My Father worked in a house trailer factory as a manager. There was an accident where two of the men he was in charge of were electrocuted. He tried to save them with mouth to mouth but they died. He had always had a weakness for alcohol and he was a mean drunk. He used this excuse to become a full-fledged alcoholic. He quit his job and sold his house and boat and moved his family to Booneville, Miss. This is where the real darkness started. He never kept a steady job again and he blamed his life on eveyone he could find, especially my Mother, it gave him an excuse to keep drinking. If he had been an adult a little later in history he would have probably have been diagnosed with bipolarism as he had horrible mood swings. Maybe he could have been helped. After about a year he moved his family to Barstow, Florida and their fourth and final child, Julia Ann, was born.

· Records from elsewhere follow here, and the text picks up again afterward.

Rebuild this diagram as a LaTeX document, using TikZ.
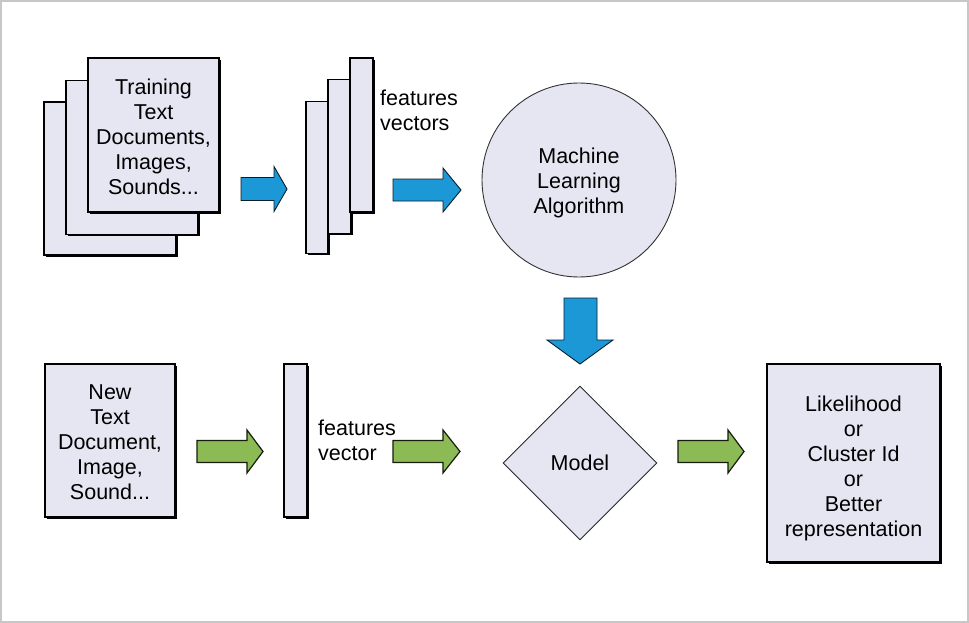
\documentclass[tikz,border=0pt]{standalone}
\usepackage{fontspec}
\setmainfont{Liberation Sans}
\usetikzlibrary{shapes.geometric,shadows}
\definecolor{lav}{HTML}{E6E6F3}
\definecolor{bluef}{HTML}{1B98D5}
\definecolor{greenf}{HTML}{8CBB56}
\newcommand\rarrow[7]{%
  \draw[#7] (#1,{#4-#5}) -- (#2,{#4-#5}) -- (#2,{#4-#6}) -- (#3,#4) -- (#2,{#4+#6}) -- (#2,{#4+#5}) -- (#1,{#4+#5}) -- cycle;}
\begin{document}
\begin{tikzpicture}[x=1pt,y=-1pt,
  txt/.style={font=\fontsize{21.5}{25}\selectfont, align=center},
  page/.style={draw=black, line width=1.1pt, fill=lav, inner sep=0pt, txt,
    drop shadow={shadow xshift=1.6pt, shadow yshift=-1.6pt, fill=black, opacity=1}},
  bluearrow/.style={fill=bluef, draw=black!80!bluef, line width=0.9pt, line join=miter},
  greenarrow/.style={fill=greenf, draw=black!85!greenf, line width=1.2pt, line join=miter}]
\useasboundingbox (0,0) rectangle (969,623);
\draw[black!22, line width=2pt] (1,1) rectangle (968,622);

% training pages stack
\node[page, minimum width=132, minimum height=153] (tr3) at (110,178.5) {};
\node[page, minimum width=132, minimum height=154] (tr2) at (132,157.5) {};
\node[page, minimum width=131, minimum height=154] (tr1) at (153.5,135) {};
\node[txt] (tr1t) at (153.5,137) {Training\\Text\\Documents,\\Images,\\Sounds...};

% feature vectors stack
\node[page, minimum width=22, minimum height=152] (fv3) at (317,177.5) {};
\node[page, minimum width=23, minimum height=154] (fv2) at (339.5,156.5) {};
\node[page, minimum width=23, minimum height=154] (fv1) at (361.5,135) {};
\node[txt, align=left, anchor=west, inner sep=0pt] (fvl) at (380,110) {features\\vectors};

% algorithm circle
\node[circle, draw=black!80, line width=0.9pt, fill=lav, minimum size=194, inner sep=0pt] (mla) at (579,180) {};
\node[txt] (mlat) at (579,182.5) {Machine\\Learning\\Algorithm};

% bottom row
\node[page, minimum width=130, minimum height=153] (newd) at (110,440.5) {};
\node[txt] (newdt) at (110,442.5) {New\\Text\\Document,\\Image,\\Sound...};
\node[page, minimum width=23, minimum height=153] (fv) at (295.5,440.5) {};
\node[txt, align=left, anchor=west, inner sep=0pt] (fvlb) at (318,440) {features\\vector};
\node[diamond, draw=black!85, line width=0.9pt, fill=lav, minimum width=154, minimum height=154, inner sep=0pt, txt] (model) at (580,463) {Model};
\node[page, minimum width=173, minimum height=198] (out) at (853.5,463) {};
\node[txt] (outt) at (853.5,468) {Likelihood\\or\\Cluster Id\\or\\Better\\representation};

% blue arrows
\rarrow{241}{274}{287}{189}{11.5}{22.5}{bluearrow}
\rarrow{393}{443}{461}{190}{11}{22}{bluearrow}
\draw[bluearrow] (564,298) -- (597,298) -- (597,340) -- (613,340) -- (580,364) -- (547,340) -- (564,340) -- cycle;

% green arrows
\rarrow{197}{247}{263}{451.5}{11}{21.5}{greenarrow}
\rarrow{393}{443}{460}{451.5}{11}{21.5}{greenarrow}
\rarrow{678}{728}{744}{451.5}{11}{21.5}{greenarrow}
\end{tikzpicture}
\end{document}
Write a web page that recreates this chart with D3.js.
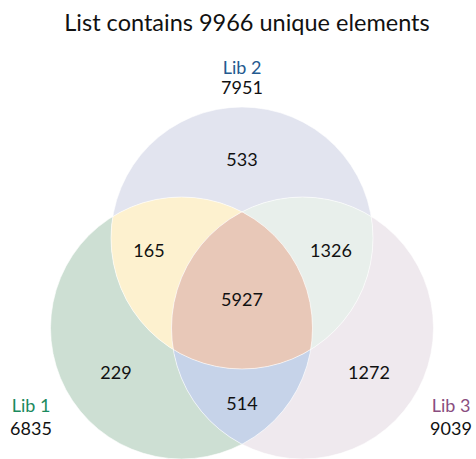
<!DOCTYPE html>
<html><head><meta charset="utf-8">
<script src="https://cdn.jsdelivr.net/npm/d3@7"></script>
<style>body{margin:0;background:#fff}svg{display:block}text{font-family:Lato,"Open Sans",sans-serif;font-weight:400}</style>
</head><body><div id="chart"></div>
<script>
const title = "List contains 9966 unique elements";
const setNames = ["Lib 1", "Lib 2", "Lib 3"];
const setSizes = [6835, 7951, 9039];
const setColors = ["#1b8a5e", "#245a8f", "#8a4d80"];
// regions: membership in [Lib1, Lib2, Lib3]
const regionKeys = ["100", "010", "001", "110", "011", "101", "111"];
const regionValues = [229, 533, 1272, 165, 1326, 514, 5927];
const regionColors = ["#cddfd3", "#e2e4ef", "#efe9ee", "#fdf1cf", "#e8efeb", "#c6d3e9", "#e8c8b8"];

const W = 476, H = 459;
const svg = d3.select("#chart").append("svg").attr("width", W).attr("height", H);

// layout of the three circles
const r = 131;
const cx = 242;
const centers = [
  {x: cx - 60.5, y: 328},
  {x: cx, y: 238},
  {x: cx + 60.5, y: 328}
];
const defs = svg.append("defs");
centers.forEach((c, i) => {
  defs.append("clipPath").attr("id", "clip" + i)
    .append("circle").attr("cx", c.x).attr("cy", c.y).attr("r", r);
});
regionKeys.forEach((k, ri) => {
  const m = defs.append("mask").attr("id", "mask" + ri);
  m.append("rect").attr("width", W).attr("height", H).attr("fill", "#fff");
  k.split("").forEach((b, i) => {
    if (b === "0") m.append("circle").attr("cx", centers[i].x).attr("cy", centers[i].y).attr("r", r).attr("fill", "#000");
  });
});
const regs = svg.append("g");
regionKeys.forEach((k, ri) => {
  let g = regs.append("g").attr("mask", `url(#mask${ri})`);
  k.split("").forEach((b, i) => {
    if (b === "1") g = g.append("g").attr("clip-path", `url(#clip${i})`);
  });
  g.append("rect").attr("width", W).attr("height", H).attr("fill", regionColors[ri]);
});
svg.append("g").selectAll("circle").data(centers).join("circle")
  .attr("cx", d => d.x).attr("cy", d => d.y).attr("r", r)
  .attr("fill", "none").attr("stroke", "#fff").attr("stroke-opacity", 0.6).attr("stroke-width", 1);

// region label positions relative to layout
const labelPos = {
  "100": [cx - 126, 372], "010": [cx, 159], "001": [cx + 127, 372],
  "110": [cx - 93, 250], "011": [cx + 89, 250], "101": [cx, 403], "111": [cx, 299]
};
svg.append("g").selectAll("text").data(regionKeys).join("text")
  .attr("x", k => labelPos[k][0]).attr("y", k => labelPos[k][1])
  .attr("text-anchor", "middle").attr("dominant-baseline", "central")
  .attr("font-size", 18).attr("fill", "#111")
  .text((k, i) => regionValues[i]);

// set labels
const setPos = [[31, 412, 23], [242, 74, 20], [451, 412, 23]];
setNames.forEach((n, i) => {
  const [x, y, dy] = setPos[i];
  svg.append("text").attr("x", x).attr("y", y).attr("text-anchor", "middle")
    .attr("font-size", 18).attr("fill", setColors[i]).text(n);
  svg.append("text").attr("x", x).attr("y", y + dy).attr("text-anchor", "middle")
    .attr("font-size", 18).attr("fill", "#111").text(setSizes[i]);
});

svg.append("text").attr("x", 247).attr("y", 31).attr("text-anchor", "middle")
  .attr("font-size", 23.5).attr("fill", "#111").text(title);
</script></body></html>
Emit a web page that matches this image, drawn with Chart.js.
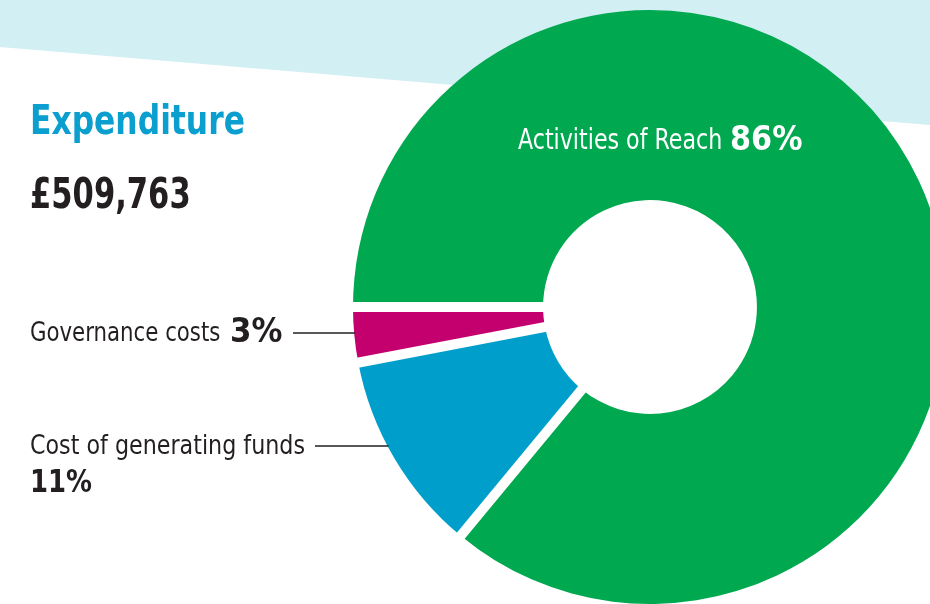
<!DOCTYPE html>
<html>
<head>
<meta charset="utf-8">
<script src="https://cdn.jsdelivr.net/npm/chart.js@4.4.0/dist/chart.umd.min.js"></script>
<style>
  html, body { margin:0; padding:0; width:930px; height:604px; overflow:hidden; background:#ffffff; }
  #band { position:absolute; left:0; top:0; width:930px; height:604px; background:#d2eff3;
          clip-path: polygon(0 0, 930px 0, 930px 125px, 0 47px); }
  #wrap { position:absolute; left:0; top:0; width:947px; height:604px; }
  .t { position:absolute; white-space:nowrap; line-height:1; transform-origin:0 0;
       font-family:"Liberation Sans Narrow","DejaVu Sans Condensed","Roboto Condensed","Liberation Sans",sans-serif; }
  .b { font-weight:bold; }
</style>
</head>
<body>
<div id="band"></div>
<div id="wrap"><canvas id="c"></canvas></div>
<div class="t b" id="title" style="left:30px;top:100px;font-size:41px;color:#0a9fce;transform:scaleX(0.85);"></div>
<div class="t b" id="total" style="left:30px;top:173px;font-size:42px;color:#231f20;transform:scaleX(0.81);"></div>
<div class="t" id="lblGov" style="left:30px;top:319px;font-size:26px;color:#231f20;transform:scaleX(0.91);"></div>
<div class="t b" id="lblGovPct" style="left:230px;top:314px;font-size:33px;color:#231f20;transform:scaleX(1.04);"></div>
<div class="t" id="lblCost" style="left:30px;top:432px;font-size:26px;color:#231f20;transform:scaleX(0.95);"></div>
<div class="t b" id="lblCostPct" style="left:30px;top:465px;font-size:32px;color:#231f20;transform:scaleX(0.9);"></div>
<div class="t" id="lblAct" style="left:518px;top:126px;font-size:28px;color:#ffffff;transform:scaleX(0.88);"></div>
<div class="t b" id="lblActPct" style="left:730px;top:121px;font-size:34px;color:#ffffff;transform:scaleX(0.99);"></div>
<script>
const titleText = 'Expenditure';
const totalText = '£509,763';
const categories = ['Activities of Reach', 'Cost of generating funds', 'Governance costs'];
const values = [86, 11, 3];
const colors = ['#00a84f', '#009fcb', '#c4006e'];

document.getElementById('title').textContent = titleText;
document.getElementById('total').textContent = totalText;
document.getElementById('lblGov').textContent = categories[2];
document.getElementById('lblGovPct').textContent = values[2] + '%';
document.getElementById('lblCost').textContent = categories[1];
document.getElementById('lblCostPct').textContent = values[1] + '%';
document.getElementById('lblAct').textContent = categories[0];
document.getElementById('lblActPct').textContent = values[0] + '%';

// white radial separators between slices + leader lines
const decoPlugin = {
  id: 'deco',
  afterDatasetsDraw(chart) {
    const ctx = chart.ctx;
    const meta = chart.getDatasetMeta(0);
    const a0 = meta.data[0];
    const cx = a0.x, cy = a0.y, R = a0.outerRadius, r = a0.innerRadius;
    ctx.save();
    ctx.beginPath();
    ctx.arc(cx, cy, R + 0.5, 0, Math.PI * 2);
    ctx.clip();
    ctx.strokeStyle = '#ffffff';
    ctx.lineWidth = 10;
    meta.data.forEach(arc => {
      const ang = arc.startAngle;
      ctx.beginPath();
      ctx.moveTo(cx + Math.cos(ang) * (r - 2), cy + Math.sin(ang) * (r - 2));
      ctx.lineTo(cx + Math.cos(ang) * (R + 2), cy + Math.sin(ang) * (R + 2));
      ctx.stroke();
    });
    ctx.restore();

    const leaders = [ {idx: 2, x0: 293, y: 333}, {idx: 1, x0: 315, y: 446} ];
    ctx.save();
    ctx.strokeStyle = '#231f20';
    ctx.lineWidth = 1.3;
    leaders.forEach(l => {
      const arc = meta.data[l.idx];
      const dy = l.y - arc.y;
      const x1 = arc.x - Math.sqrt(Math.max(arc.outerRadius * arc.outerRadius - dy * dy, 0)) + 1;
      ctx.beginPath();
      ctx.moveTo(l.x0, l.y);
      ctx.lineTo(x1, l.y);
      ctx.stroke();
    });
    ctx.restore();
  }
};

new Chart(document.getElementById('c'), {
  type: 'doughnut',
  data: {
    labels: categories,
    datasets: [{ data: values, backgroundColor: colors, borderWidth: 0 }]
  },
  options: {
    responsive: true,
    maintainAspectRatio: false,
    animation: false,
    events: [],
    rotation: -90,
    cutout: '36%',
    layout: { padding: { left: 353, top: 10, right: 0, bottom: 0 } },
    plugins: { legend: { display: false }, tooltip: { enabled: false }, title: { display: false } }
  },
  plugins: [decoPlugin]
});
</script>
</body>
</html>
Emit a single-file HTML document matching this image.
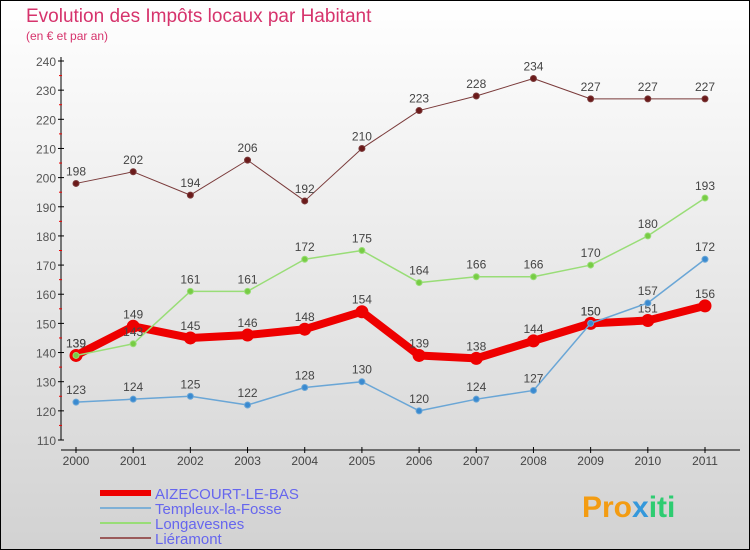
<!DOCTYPE html>
<html><head><meta charset="utf-8"><style>
body{margin:0}
svg{display:block;font-family:"Liberation Sans",sans-serif}
</style></head><body>
<svg width="750" height="550" id="c">
<defs><linearGradient id="bg" x1="0" y1="0" x2="0" y2="1"><stop offset="0" stop-color="#ffffff"/><stop offset="1" stop-color="#d2d2d2"/></linearGradient></defs>
<rect x="0.5" y="0.5" width="749" height="549" fill="url(#bg)" stroke="#000"/>
<text x="26" y="22" font-size="19" fill="#d6336c">Evolution des Impôts locaux par Habitant</text>
<text x="26" y="40" font-size="12" fill="#d6336c">(en € et par an)</text>
<g id="axes"></g><g id="series"></g><g id="legend"></g>
<text x="582" y="517" font-size="30" font-weight="bold" fill="#f39c12">Pro<tspan fill="#3498db">x</tspan><tspan fill="#2ecc71">iti</tspan></text>
</svg>
<script>
const years=[2000,2001,2002,2003,2004,2005,2006,2007,2008,2009,2010,2011];
const yTicks=[110,120,130,140,150,160,170,180,190,200,210,220,230,240];
const aizecourt=[139,149,145,146,148,154,139,138,144,150,151,156];
const templeux=[123,124,125,122,128,130,120,124,127,150,157,172];
const longavesnes=[139,143,161,161,172,175,164,166,166,170,180,193];
const lieramont=[198,202,194,206,192,210,223,228,234,227,227,227];
const NS="http://www.w3.org/2000/svg";
const X=i=>76+i*(705-76)/11;
const Y=v=>61+(240-v)*(440-61)/130;
function mk(t,a,p){const e=document.createElementNS(NS,t);for(const k in a)e.setAttribute(k,a[k]);p.appendChild(e);return e;}
const ax=document.getElementById('axes');
let yl=mk('line',{x1:61,y1:57,x2:61,y2:440,stroke:'#000'},ax);


yTicks.forEach(v=>{
 mk('line',{x1:58,x2:64,y1:Y(v),y2:Y(v),stroke:'#000'},ax);
 if(v<240){const m=mk('line',{x1:59,x2:62,y1:Y(v+5),y2:Y(v+5),stroke:'#e00'},ax);}
 const t=mk('text',{x:56,y:Y(v)+5,'text-anchor':'end','font-size':12,fill:'#555'},ax);
 t.textContent=v;
 
 
});
let xl=mk('line',{x1:61,y1:450,x2:740,y2:450,stroke:'#000'},ax);


years.forEach((y,i)=>{
 mk('line',{x1:X(i),x2:X(i),y1:447,y2:453,stroke:'#000'},ax);
 const t=mk('text',{x:X(i),y:465,'text-anchor':'middle','font-size':12,fill:'#444'},ax);
 t.textContent=y;
 
 
});
const sg=document.getElementById('series');
function series(name,data,color,dot,w,r){
 const g=mk('g',{},sg);
 
 
 const p=mk('polyline',{points:data.map((v,i)=>X(i)+','+Y(v)).join(' '),fill:'none',stroke:color,'stroke-width':w,'stroke-linejoin':'round'},g);
 
 
 data.forEach((v,i)=>{
  const c=mk('circle',{cx:X(i),cy:Y(v),r:r,fill:dot,stroke:color,'stroke-width':1},g);
  
  
  const t=mk('text',{x:X(i),y:Y(v)-8,'text-anchor':'middle','font-size':12,fill:'#444'},g);
  t.textContent=v;
  
  
 });
}
series('aizecourt',aizecourt,'#ee0000','#ee0000',8,6);
series('lieramont',lieramont,'#7a3a3a','#6b1a1a',1,3);
series('longavesnes',longavesnes,'#99dd77','#77cc44',1.5,3);
series('templeux',templeux,'#6aa6d6','#3a8ad0',1.5,3);
const lg=document.getElementById('legend');
const leg=[['AIZECOURT-LE-BAS','#ee0000',6],['Templeux-la-Fosse','#7fb0d6',2],['Longavesnes','#99dd77',2],['Liéramont','#9a5a5a',2]];
leg.forEach((d,i)=>{
 const y=493+i*15;
 const r=mk('rect',{x:100,y:y-d[2]/2,width:51,height:d[2],fill:d[1]},lg);
 
 
 const t=mk('text',{x:155,y:y+6,'font-size':15,fill:'#6666ee'},lg);
 t.textContent=d[0];
 
 
});
</script>
</body></html>
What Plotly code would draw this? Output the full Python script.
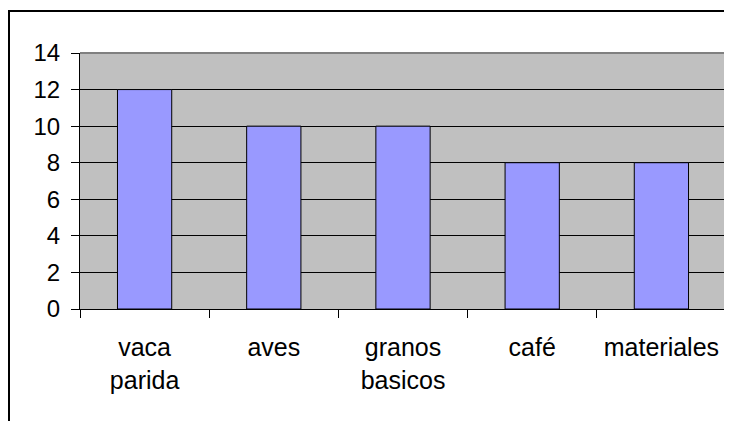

A couple of years later the family moved back to Belleview.
Gloria fought skin cancer from her mid-30's until she died at 69 from melanoma. During these years she traveled to California to visit me (Patty/Pat), she traveled to Boston to visit Pat and meet her new Granddaughter Lorena Nicole MacMillan, she traveled to Virginia to visit Pat and meet her Granddaughter Kellie LaMay MacMillan. She always wanted to go to Ireland but never got there. She continued trying to be a good Mother to her children, she did all she could for them. She refused to divorce her abusive husband and at the end he nursed her unselfishly. She died in a hospice after which her ashes were sprinkled over the graves of her parents in Belleview Cemetery. It gives me great comfort to know that after crossing over she is happy, young, and with her family again. I loved my Mother, as did all her daughters. She is missed.